In genere, ci immaginiamo le “invasioni aliene” come sono state rappresentate in tanti film di fantascienza: esseri con una tecnologia superiore alla nostra, che vogliono conquistare la Terra per rubarne le risorse (di questo passo, possiamo stare tranquilli).
Ma in epoca di pandemia, i timori di invasione riguardano piuttosto i rischi di contaminazione batterica o virale, causate dal materiale di ritorno dalle missioni spaziali, molte delle quali dedicate proprio alla ricerca di vita aliena (in foto, il recupero della capsula della missione Hayabusa-2, contenente campioni dell’asteroide Ryugu).

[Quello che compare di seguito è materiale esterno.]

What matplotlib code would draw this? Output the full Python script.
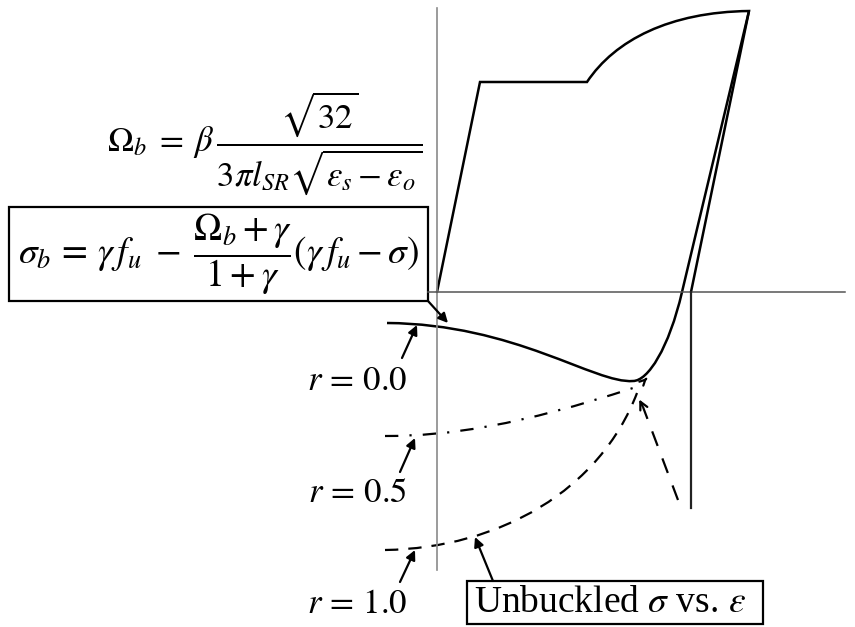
import matplotlib
matplotlib.use("Agg")
import matplotlib.pyplot as plt
from matplotlib.path import Path
from matplotlib.patches import PathPatch, Rectangle

plt.rcParams['mathtext.fontset'] = 'stix'
plt.rcParams['font.family'] = ['Liberation Serif', 'DejaVu Serif']

W, H = 855, 627

# ---- schematic geometry (canvas units: x right, y down) ----
# axes
v_axis_x, v_axis_y = [437, 437], [8, 570]
h_axis_x, h_axis_y = [428, 845], [292, 292]
drop_x, drop_y = [691, 691], [292, 508]

# monotonic/backbone loop: origin -> yield -> plateau -> hardening (bezier) -> unload
loop_pts = [(437, 292), (480, 82), (587, 82),
            (615, 40), (670, 12), (749, 11),
            (691, 292)]
loop_codes = [Path.MOVETO, Path.LINETO, Path.LINETO,
              Path.CURVE4, Path.CURVE4, Path.CURVE4,
              Path.LINETO]

# r = 0.0 buckled curve (solid), reloading up to peak
r00_pts = [(387, 323), (515, 324), (595, 384), (633, 381),
           (648, 381), (669, 348), (682, 292), (749, 11)]
r00_codes = [Path.MOVETO, Path.CURVE4, Path.CURVE4, Path.CURVE4,
             Path.CURVE4, Path.CURVE4, Path.CURVE4, Path.LINETO]

# r = 0.5 (dash-dot)
r05_pts = [(385, 436), (450, 436), (520, 425), (633, 388)]
# r = 1.0 (dashed)
r10_pts = [(385, 550), (500, 548), (600, 490), (637, 393)]
bez_codes = [Path.MOVETO, Path.CURVE4, Path.CURVE4, Path.CURVE4]

# unbuckled descending branch (dashed)
unb_x, unb_y = [678, 643], [500, 407]

# labels
r_labels = [r'$r\,=\,0.0$', r'$r\,=\,0.5$', r'$r\,=\,1.0$']
r_label_xy = [(407, 390), (407, 502), (407, 613)]
r_arrow_from = [(402, 358), (400, 472), (400, 582)]
r_arrow_to = [(417, 325), (415, 438), (415, 550)]

eq_omega = r'$\Omega_b \;=\; \beta\,\dfrac{\sqrt{32}}{3\pi l_{SR}\sqrt{\varepsilon_s - \varepsilon_o}}$'
eq_sigma = (r'$\sigma_b\,=\,\gamma\,f_u\;-\;\dfrac{\Omega_b + \gamma}{1+\gamma}'
            r'\left(\gamma\,f_u - \sigma\right)$')
unb_label = r'Unbuckled $\sigma$ vs. $\varepsilon$'

fig = plt.figure(figsize=(W / 100, H / 100), dpi=100)
ax = fig.add_axes([0, 0, 1, 1])
ax.set_xlim(0, W)
ax.set_ylim(H, 0)
ax.axis('off')

ax.plot(v_axis_x, v_axis_y, color='#8a8a8a', lw=1.2)
ax.plot(h_axis_x, h_axis_y, color='#555555', lw=1.1)
ax.plot(drop_x, drop_y, color='#222222', lw=1.6)

ax.add_patch(PathPatch(Path(loop_pts, loop_codes), fill=False, lw=1.8, color='black', capstyle='round', joinstyle='miter'))
ax.add_patch(PathPatch(Path(r00_pts, r00_codes), fill=False, lw=1.8, color='black'))
ax.add_patch(PathPatch(Path(r05_pts, bez_codes), fill=False, lw=1.6, color='black',
                       linestyle=(0, (6, 5, 1, 5))))
ax.add_patch(PathPatch(Path(r10_pts, bez_codes), fill=False, lw=1.6, color='black',
                       linestyle=(0, (6, 4.5))))
ax.plot(unb_x, unb_y, color='black', lw=1.6, linestyle=(0, (7, 6)))
ax.annotate('', xy=(638, 397), xytext=(644, 409),
            arrowprops=dict(arrowstyle='->', lw=1.6, color='black', mutation_scale=14))
# small direction arrow on the solid curve
ax.annotate('', xy=(649, 376), xytext=(644, 381),
            arrowprops=dict(arrowstyle='->', lw=1.6, color='black', mutation_scale=10))

# r labels
for lab, (tx, ty), p0, p1 in zip(r_labels, r_label_xy, r_arrow_from, r_arrow_to):
    ax.text(tx, ty, lab, fontsize=25, ha='right', va='baseline')
    ax.annotate('', xy=p1, xytext=p0,
                arrowprops=dict(arrowstyle='-|>', lw=1.6, color='black', mutation_scale=14,
                                shrinkA=0, shrinkB=0))

# equations
ax.text(107, 143, eq_omega, fontsize=25, ha='left', va='center')
ax.add_patch(Rectangle((9, 207), 419, 94, fill=False, lw=1.6, edgecolor='black'))
ax.text(18, 254, eq_sigma, fontsize=27, ha='left', va='center')
ax.annotate('', xy=(448, 323), xytext=(428, 301),
            arrowprops=dict(arrowstyle='-|>', lw=1.6, color='black', mutation_scale=14,
                            shrinkA=0, shrinkB=0))

# unbuckled label
ax.add_patch(Rectangle((467, 581), 296, 43, fill=False, lw=1.6, edgecolor='black'))
ax.text(474, 603, unb_label, fontsize=27, ha='left', va='center')
ax.annotate('', xy=(475, 537), xytext=(493, 581),
            arrowprops=dict(arrowstyle='-|>', lw=1.6, color='black', mutation_scale=14,
                            shrinkA=0, shrinkB=0))

fig.savefig('out.png', dpi=100)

Secondo Anthony Ricciardi, professore di invasion ecology alla McGill University (Canada), la probabilità che un organismo extraterrestre venga trasportato sulla Terra e si stabilisca qui è molto piccola, ma gli approcci alla biosicurezza devono essere migliorati per affrontare questi rischi.
È nata così la scienza dell’invasione biologica, che studia cause e conseguenze dell’introduzione di organismi al di fuori dei loro limiti naturali, con attenzione anche al ruolo degli esseri umani. Perché questo pericolo vale anche all’inverso: dobbiamo evitare di contaminare altri mondi con le “nostre” forme di vita.
Nelle “camere bianche” della Nasa, dove si preparano i veicoli spaziali, sono stati trovati microbi che resistono a tutti i sistemi disinfettanti. Le tecnologie di sequenziamento del Dna saranno utilizzate per identificare eventuali specie aliene, scartando quelle che potrebbero essere state introdotte su altri pianeti durante precedenti missioni spaziali.